With no My Kitchen Rules this year, the responsibility of launching Seven’s survey year has fallen to Eureka Productions and its new format Holey Moley.
The extreme mini golf series was planned to launch against Nine’s Married at First Sight after the Australian Open. With the tennis moving into February, Seven is sticking with its original launch date as it brings out its big guns post-cricket season. Eureka also has another launch on Monday February 1, its new season of Amazing Race Australia on 10.
“We are locked and loaded for 2021 and we are feeling very confident we will have a bigger year,” Seven’s director of network programming Angus Ross told Mediaweek. How much bigger? “We will have more consistency with proven tentpole formats and a Covid-proof schedule. We have banked all our shows up until the Olympics already and we are well underway with production of shows post-Olympics.”
Since the 2021 Upfront event late last year, Seven has added another format for 2021, Dancing with the Stars Allstars. “We are making it in a way that we think will invigorate the format in this market,” explained Ross (pictured above).
“We should have one more format to announce this year and that will be post-Olympics. We are bringing back the three hit formats from last year – Big Brother, Farmer Wants a Wife and SAS Australia. Joining them will be Holey Moley, Ultimate Tag, The Voice, a proven format on a competitor, Australia’s Got Talent and more of The Real Full Monty.”
Most of Seven’s 7.30pm formats run Sunday to Tuesday. There are a few more episodes of a couple of them this year – Farmer Wants a Wife and Big Brother will run a little longer with extra episodes.
Despite the delay of the Australia Open, Seven is maintaining its existing schedule, with Holey Moley launching in what would have been the first night after the Men’s Final. It now launches a week before the tennis starts and a week before survey.
Ross: “It is not ideal, but it’s not ideal for Nine either, having to move sport from its traditional home and away from school holidays. That means it probably won’t get the same result it would have in January.”
Holey Moley has big shoes to fill as it goes to air in the place of a format that held its place for a decade – My Kitchen Rules.
Ross: “Although MKR didn’t perform as we’d hoped last year, that doesn’t take anything away from what it achieved over the preceding 10 years or the people who worked on it and the great jobs they did. It will be rested, but it is still a great format.”
Seven CEO James Warburton and Ross are very confident about the schedule they have signed off on. “We are primed for growth in Q1 and Q2,” said Ross. “I am predicting a much bigger share for Seven in Q1,” he enthused.
One thing Ross did want to emphasise, picking tested formats off the shelf isn’t an easy or cheap option. “We are looking to invest in our program schedule. The great thing about James is he has given us the freedom to commission those proven international formats.”
Ross didn’t want to single out any show as costing the most to produce: “The production values across all our series are excellent. You can’t get away with making things cheaply, when you do that they very rarely work out. All of our shows are expensive and they look it. We want the audience to recognise they are watching a great looking show.”

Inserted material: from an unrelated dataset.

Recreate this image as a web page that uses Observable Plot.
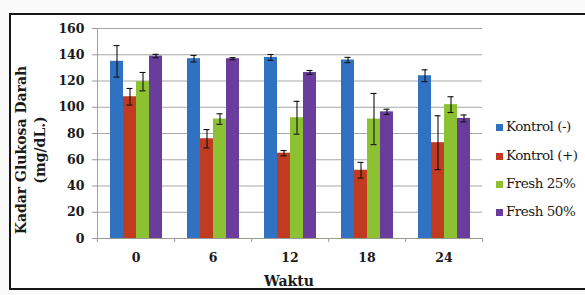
<!DOCTYPE html>
<html>
<head>
<meta charset="utf-8">
<script src="https://cdn.jsdelivr.net/npm/d3@7"></script>
<script src="https://cdn.jsdelivr.net/npm/@observablehq/plot@0.6"></script>
<style>
  html, body { margin: 0; padding: 0; background: #fafafa; overflow: hidden; }
  #wrap { position: relative; width: 585px; height: 295px; font-family: "DejaVu Serif", serif; }
  #border { position: absolute; left: 9px; top: 13px; width: 640px; height: 277px; border: 2.5px solid #161616; background: #fff; box-sizing: border-box; }
  #chart { position: absolute; left: 0; top: 0; }
  #ytitle { position: absolute; left: 31px; top: 150px; width: 0; height: 0; }
  #ytitle div { position: absolute; transform: translate(-50%, -50%) rotate(-90deg); white-space: nowrap; text-align: center; font-weight: bold; font-size: 14px; line-height: 19px; color: #1a1a1a; }
  #xtitle { position: absolute; left: 289px; top: 281px; transform: translate(-50%, -50%); font-weight: bold; font-size: 14px; color: #1a1a1a; }
  .leg { position: absolute; left: 496px; height: 20px; display: flex; align-items: center; font-family: "DejaVu Serif", serif; font-size: 13.5px; letter-spacing: -0.5px; color: #1a1a1a; white-space: nowrap; }
  .leg span.sw { display: inline-block; width: 7px; height: 7px; margin-right: 3px; margin-top: 2px; }
</style>
</head>
<body>
<div id="wrap">
  <div id="border"></div>
  <div id="chart"></div>
  <div id="ytitle"><div>Kadar Glukosa Darah<br>(mg/dL.)</div></div>
  <div id="xtitle">Waktu</div>
  <div id="legend"></div>
</div>
<script>
const times = ["0", "6", "12", "18", "24"];
const series = ["Kontrol (-)", "Kontrol (+)", "Fresh 25%", "Fresh 50%"];
const colors = ["#3071c2", "#c03b1f", "#8cc232", "#6a3d9d"];
const yTicks = [0, 20, 40, 60, 80, 100, 120, 140, 160];

const kontrolNeg    = [135, 137, 138, 136, 124];
const kontrolNegErr = [12, 2.5, 2.2, 2, 4.5];
const kontrolPos    = [108, 76, 65, 52, 73];
const kontrolPosErr = [6.3, 7, 2, 6, 20.5];
const fresh25       = [119.5, 91, 92, 91, 102];
const fresh25Err    = [7, 4, 12.5, 19.5, 6];
const fresh50       = [139, 137, 126.5, 96.5, 91.5];
const fresh50Err    = [1.3, 0.8, 1.5, 2, 2.6];

const values = [kontrolNeg, kontrolPos, fresh25, fresh50];
const errs = [kontrolNegErr, kontrolPosErr, fresh25Err, fresh50Err];

const rows = [];
times.forEach((t, i) => {
  series.forEach((s, j) => {
    rows.push({time: t, series: s, value: values[j][i], err: errs[j][i]});
  });
});

const W = 585, H = 295, mL = 96, mR = 102, mT = 28, mB = 57;
const fxStep = (W - mL - mR) / times.length;

const chart = Plot.plot({
  width: W, height: H,
  marginLeft: mL, marginRight: mR, marginTop: mT, marginBottom: mB,
  style: {fontFamily: "DejaVu Serif", background: "transparent", color: "#1a1a1a"},
  fx: {domain: times, padding: 0, label: null},
  x: {domain: series, paddingInner: 0, paddingOuter: 0.76, axis: null},
  y: {domain: [0, 160], label: null},
  color: {domain: series, range: colors},
  marks: [
    Plot.gridY(yTicks, {stroke: "#a8a8a8", strokeOpacity: 1}),
    Plot.barY(rows, {fx: "time", x: "series", y: "value", fill: "series"}),
    Plot.ruleX(rows, {fx: "time", x: "series", y1: d => d.value - d.err, y2: d => d.value + d.err, stroke: "#111", strokeWidth: 1.1}),
    Plot.tickY(rows, {fx: "time", x: "series", y: d => d.value - d.err, stroke: "#111", strokeWidth: 1.1, insetLeft: 3.5, insetRight: 3.5}),
    Plot.tickY(rows, {fx: "time", x: "series", y: d => d.value + d.err, stroke: "#111", strokeWidth: 1.1, insetLeft: 3.5, insetRight: 3.5}),
    Plot.frame({anchor: "left", facetAnchor: "left", stroke: "#a0a0a0"}),
    Plot.ruleY([0], {stroke: "#9a9a90"}),
    Plot.axisY(yTicks, {tickSize: 5, tickPadding: 8, fontSize: 12.5, fontWeight: "bold", stroke: "#999", label: null}),
    Plot.axisFx({anchor: "bottom", tickSize: 0, tickPadding: 15, fontSize: 12.5, fontWeight: "bold", label: null}),
    Plot.axisFx({anchor: "bottom", tickSize: 4, tickFormat: () => "", dx: fxStep / 2, stroke: "#999", label: null}),
    Plot.axisFx({anchor: "bottom", ticks: [times[0]], tickSize: 4, tickFormat: () => "", dx: -fxStep / 2, stroke: "#999", label: null})
  ]
});
document.getElementById("chart").appendChild(chart);

const legend = document.getElementById("legend");
const legTop = [126, 155, 183, 211];
series.forEach((s, j) => {
  const row = document.createElement("div");
  row.className = "leg";
  row.style.top = (legTop[j] - 10) + "px";
  const sw = document.createElement("span");
  sw.className = "sw";
  sw.style.background = colors[j];
  row.appendChild(sw);
  row.appendChild(document.createTextNode(s));
  legend.appendChild(row);
});
</script>
</body>
</html>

Seven reminded Mediaweek again it is three from three with its new formats. “Versus our competitors this year we are going to be looking far fresher.”
If there is a single question mark about any lingering Covid impact it rests above Australia’s Got Talent. “We are hoping we can make it,” Ross said. “It will be dependent on us being able to get in the number of international acts that make that format fly.
“If a show might look like it has been impacted by Covid, whether it means we can’t have crowds or can’t get acts, we won’t make it.
“We are only going to make a show if it can be of the standard we require. In the US and the UK last year Covid impacted shows and they didn’t look great and the audience responded.”
There will be no impact on Dancing with the Stars which will be pre-recorded soon. It will feature former contestants with several new couples with judge’s scores eliminating contestants.
Seven remains confident Tokyo 2021 will happen, but Ross said even if the Olympics faced another delay, Seven has enough content to power through the year without disruption.